--- Given data ---
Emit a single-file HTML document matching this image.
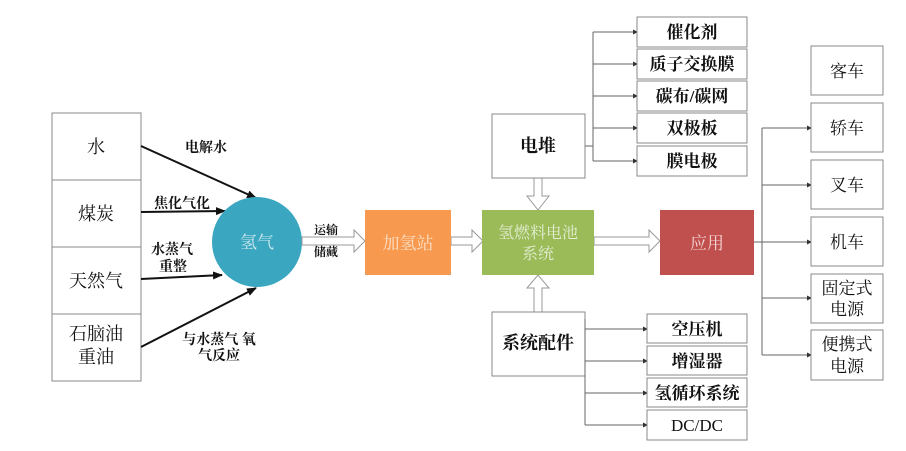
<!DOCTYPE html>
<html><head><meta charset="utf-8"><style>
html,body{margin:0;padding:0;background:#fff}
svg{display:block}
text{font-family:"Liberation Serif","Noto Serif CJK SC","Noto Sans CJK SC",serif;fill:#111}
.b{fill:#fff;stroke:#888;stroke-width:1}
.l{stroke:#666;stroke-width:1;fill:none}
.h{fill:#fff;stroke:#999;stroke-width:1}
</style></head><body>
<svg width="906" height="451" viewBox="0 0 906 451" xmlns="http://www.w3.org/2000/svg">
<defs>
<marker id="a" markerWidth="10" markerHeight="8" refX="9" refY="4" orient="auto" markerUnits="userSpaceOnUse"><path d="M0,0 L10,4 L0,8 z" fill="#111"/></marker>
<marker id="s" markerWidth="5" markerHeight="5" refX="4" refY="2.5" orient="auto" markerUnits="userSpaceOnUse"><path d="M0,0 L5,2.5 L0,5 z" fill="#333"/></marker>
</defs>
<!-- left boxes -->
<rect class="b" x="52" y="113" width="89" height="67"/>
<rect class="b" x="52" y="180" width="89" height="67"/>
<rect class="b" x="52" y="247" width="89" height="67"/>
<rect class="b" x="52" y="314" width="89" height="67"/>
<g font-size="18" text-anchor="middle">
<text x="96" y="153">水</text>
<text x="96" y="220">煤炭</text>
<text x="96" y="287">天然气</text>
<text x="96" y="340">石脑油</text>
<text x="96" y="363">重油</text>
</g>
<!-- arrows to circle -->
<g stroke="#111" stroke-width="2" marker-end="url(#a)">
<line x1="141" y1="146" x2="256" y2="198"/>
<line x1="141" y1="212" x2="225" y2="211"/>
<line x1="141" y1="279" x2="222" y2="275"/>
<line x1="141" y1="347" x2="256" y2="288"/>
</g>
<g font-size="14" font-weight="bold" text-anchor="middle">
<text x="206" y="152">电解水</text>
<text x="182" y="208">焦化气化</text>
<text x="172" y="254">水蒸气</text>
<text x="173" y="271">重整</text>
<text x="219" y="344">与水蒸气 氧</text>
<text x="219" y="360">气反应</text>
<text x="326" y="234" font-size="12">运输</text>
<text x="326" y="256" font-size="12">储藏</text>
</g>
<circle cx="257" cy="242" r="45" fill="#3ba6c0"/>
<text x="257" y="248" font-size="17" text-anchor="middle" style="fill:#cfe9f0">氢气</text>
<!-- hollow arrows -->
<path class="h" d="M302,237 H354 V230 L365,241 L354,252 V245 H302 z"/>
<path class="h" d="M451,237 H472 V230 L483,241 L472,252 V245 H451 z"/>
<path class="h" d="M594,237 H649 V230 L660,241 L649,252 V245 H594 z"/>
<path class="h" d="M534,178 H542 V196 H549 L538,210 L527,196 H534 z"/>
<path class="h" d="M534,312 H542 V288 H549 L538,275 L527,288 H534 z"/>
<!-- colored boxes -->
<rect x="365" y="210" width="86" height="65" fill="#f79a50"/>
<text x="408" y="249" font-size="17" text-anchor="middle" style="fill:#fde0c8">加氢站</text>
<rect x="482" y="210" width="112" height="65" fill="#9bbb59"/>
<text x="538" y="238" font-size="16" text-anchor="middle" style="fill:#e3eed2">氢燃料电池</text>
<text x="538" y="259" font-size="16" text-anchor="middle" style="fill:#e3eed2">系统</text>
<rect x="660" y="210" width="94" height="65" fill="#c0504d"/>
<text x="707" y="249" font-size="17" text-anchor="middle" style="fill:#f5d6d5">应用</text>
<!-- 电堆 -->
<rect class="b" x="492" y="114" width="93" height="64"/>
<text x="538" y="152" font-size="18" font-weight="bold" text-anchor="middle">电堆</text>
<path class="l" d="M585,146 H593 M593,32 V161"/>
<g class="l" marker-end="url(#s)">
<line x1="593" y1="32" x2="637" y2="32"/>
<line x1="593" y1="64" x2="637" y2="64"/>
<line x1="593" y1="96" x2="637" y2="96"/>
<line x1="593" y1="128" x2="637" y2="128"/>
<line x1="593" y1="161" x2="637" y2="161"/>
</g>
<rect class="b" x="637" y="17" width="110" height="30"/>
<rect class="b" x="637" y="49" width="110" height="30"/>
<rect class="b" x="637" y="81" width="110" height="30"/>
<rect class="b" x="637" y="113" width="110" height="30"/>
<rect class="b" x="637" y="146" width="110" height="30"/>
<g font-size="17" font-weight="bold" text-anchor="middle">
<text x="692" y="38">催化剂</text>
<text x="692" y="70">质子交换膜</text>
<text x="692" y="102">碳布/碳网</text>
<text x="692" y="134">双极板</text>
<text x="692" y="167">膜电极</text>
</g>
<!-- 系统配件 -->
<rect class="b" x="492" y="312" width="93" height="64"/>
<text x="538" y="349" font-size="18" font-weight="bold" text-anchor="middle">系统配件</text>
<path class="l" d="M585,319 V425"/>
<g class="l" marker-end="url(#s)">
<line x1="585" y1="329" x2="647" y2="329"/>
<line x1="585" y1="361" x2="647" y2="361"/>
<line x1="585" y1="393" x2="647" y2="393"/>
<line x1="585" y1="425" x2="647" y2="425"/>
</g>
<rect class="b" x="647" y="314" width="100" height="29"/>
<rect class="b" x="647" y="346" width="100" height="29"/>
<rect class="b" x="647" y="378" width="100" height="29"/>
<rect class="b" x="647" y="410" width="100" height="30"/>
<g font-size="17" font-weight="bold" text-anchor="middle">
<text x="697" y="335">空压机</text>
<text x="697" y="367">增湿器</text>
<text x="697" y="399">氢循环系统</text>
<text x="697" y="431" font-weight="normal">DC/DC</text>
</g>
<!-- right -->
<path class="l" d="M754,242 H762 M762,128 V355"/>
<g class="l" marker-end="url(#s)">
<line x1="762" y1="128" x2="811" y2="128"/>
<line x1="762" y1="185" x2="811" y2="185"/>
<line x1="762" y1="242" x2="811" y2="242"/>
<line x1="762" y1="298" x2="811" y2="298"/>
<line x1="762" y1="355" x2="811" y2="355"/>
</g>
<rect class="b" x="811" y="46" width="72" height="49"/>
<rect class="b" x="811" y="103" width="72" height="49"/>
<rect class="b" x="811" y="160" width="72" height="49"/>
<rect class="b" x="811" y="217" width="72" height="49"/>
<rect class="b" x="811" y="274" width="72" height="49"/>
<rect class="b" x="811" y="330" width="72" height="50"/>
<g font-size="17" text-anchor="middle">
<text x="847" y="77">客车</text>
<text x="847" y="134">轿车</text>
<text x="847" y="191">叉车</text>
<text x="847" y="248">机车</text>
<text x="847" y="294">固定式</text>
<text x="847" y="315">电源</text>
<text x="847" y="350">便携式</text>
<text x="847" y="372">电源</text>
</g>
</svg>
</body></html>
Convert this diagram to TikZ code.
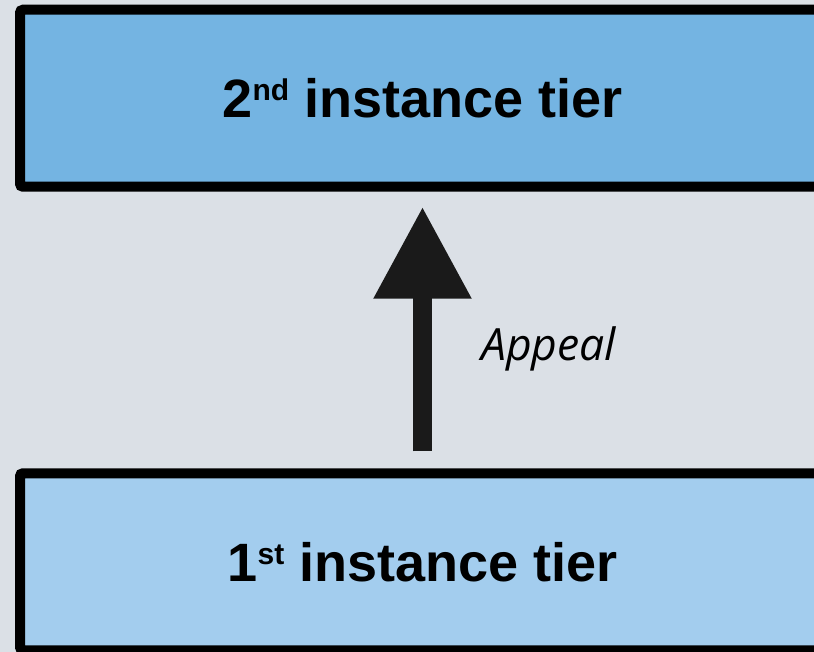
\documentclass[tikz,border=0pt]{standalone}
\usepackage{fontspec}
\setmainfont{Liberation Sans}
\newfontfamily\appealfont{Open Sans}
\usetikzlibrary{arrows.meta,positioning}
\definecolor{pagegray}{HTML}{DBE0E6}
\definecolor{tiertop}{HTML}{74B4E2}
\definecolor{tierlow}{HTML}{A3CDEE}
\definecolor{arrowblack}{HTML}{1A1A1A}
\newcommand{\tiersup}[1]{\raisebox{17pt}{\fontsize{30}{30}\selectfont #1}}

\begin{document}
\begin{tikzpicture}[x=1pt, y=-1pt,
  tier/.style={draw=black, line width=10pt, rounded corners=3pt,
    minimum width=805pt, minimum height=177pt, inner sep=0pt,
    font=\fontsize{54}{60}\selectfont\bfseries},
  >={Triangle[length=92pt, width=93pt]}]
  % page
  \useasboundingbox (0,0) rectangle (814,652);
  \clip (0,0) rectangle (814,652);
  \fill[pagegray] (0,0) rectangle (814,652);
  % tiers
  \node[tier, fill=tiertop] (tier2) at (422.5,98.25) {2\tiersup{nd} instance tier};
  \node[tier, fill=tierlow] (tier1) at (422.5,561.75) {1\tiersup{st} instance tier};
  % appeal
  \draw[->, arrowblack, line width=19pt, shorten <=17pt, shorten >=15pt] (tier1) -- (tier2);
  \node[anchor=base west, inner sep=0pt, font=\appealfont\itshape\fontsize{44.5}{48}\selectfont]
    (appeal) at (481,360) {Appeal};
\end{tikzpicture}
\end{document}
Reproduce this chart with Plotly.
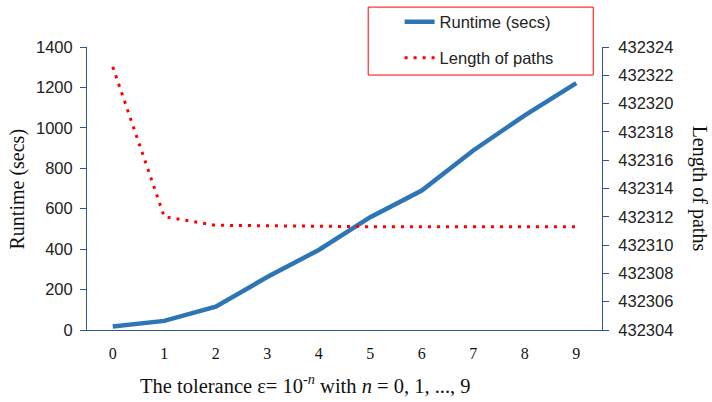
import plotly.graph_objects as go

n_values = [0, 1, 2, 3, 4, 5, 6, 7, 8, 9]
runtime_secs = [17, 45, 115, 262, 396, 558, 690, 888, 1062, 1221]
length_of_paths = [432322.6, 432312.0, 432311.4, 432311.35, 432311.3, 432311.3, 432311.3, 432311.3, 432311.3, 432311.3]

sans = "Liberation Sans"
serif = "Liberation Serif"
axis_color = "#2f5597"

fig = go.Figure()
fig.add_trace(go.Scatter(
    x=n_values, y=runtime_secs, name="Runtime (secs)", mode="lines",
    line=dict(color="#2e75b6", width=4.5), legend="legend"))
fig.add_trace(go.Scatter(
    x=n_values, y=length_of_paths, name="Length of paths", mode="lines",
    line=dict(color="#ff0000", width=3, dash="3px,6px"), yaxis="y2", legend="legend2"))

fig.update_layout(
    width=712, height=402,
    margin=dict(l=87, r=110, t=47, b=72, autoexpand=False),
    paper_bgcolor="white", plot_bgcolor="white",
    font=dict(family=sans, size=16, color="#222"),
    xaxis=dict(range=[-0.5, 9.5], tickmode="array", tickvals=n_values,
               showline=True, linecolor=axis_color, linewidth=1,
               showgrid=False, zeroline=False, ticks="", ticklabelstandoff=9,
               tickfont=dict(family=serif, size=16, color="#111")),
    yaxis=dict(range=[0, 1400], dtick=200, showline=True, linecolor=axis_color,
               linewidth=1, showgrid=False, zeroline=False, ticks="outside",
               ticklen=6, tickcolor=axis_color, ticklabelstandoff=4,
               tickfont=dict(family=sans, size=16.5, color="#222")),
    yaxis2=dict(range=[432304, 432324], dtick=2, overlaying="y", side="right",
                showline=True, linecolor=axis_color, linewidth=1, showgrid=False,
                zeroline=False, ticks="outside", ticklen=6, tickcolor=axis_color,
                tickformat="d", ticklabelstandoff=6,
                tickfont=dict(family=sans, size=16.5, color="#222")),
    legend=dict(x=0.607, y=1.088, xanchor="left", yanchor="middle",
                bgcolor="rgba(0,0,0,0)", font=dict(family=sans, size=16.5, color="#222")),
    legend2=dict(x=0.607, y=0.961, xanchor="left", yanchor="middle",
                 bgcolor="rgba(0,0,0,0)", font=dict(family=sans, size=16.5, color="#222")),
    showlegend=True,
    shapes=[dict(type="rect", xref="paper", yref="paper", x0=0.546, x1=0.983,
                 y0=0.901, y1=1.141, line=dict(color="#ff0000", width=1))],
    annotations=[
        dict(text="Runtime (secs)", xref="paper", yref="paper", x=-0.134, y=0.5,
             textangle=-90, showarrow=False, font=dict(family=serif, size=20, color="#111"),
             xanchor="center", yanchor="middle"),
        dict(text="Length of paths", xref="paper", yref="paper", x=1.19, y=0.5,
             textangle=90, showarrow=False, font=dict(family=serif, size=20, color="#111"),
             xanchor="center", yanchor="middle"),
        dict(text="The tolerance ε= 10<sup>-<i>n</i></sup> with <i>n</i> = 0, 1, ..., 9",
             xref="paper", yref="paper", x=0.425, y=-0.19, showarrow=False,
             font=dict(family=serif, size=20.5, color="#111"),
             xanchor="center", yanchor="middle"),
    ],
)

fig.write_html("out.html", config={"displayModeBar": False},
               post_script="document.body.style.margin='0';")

--- Problem description ---
Using the records above, copy every line that has the word "with" in it.

--- Written solution ---
Reproduce this chart with Plotly.
        dict(text="The tolerance ε= 10<sup>-<i>n</i></sup> with <i>n</i> = 0, 1, ..., 9",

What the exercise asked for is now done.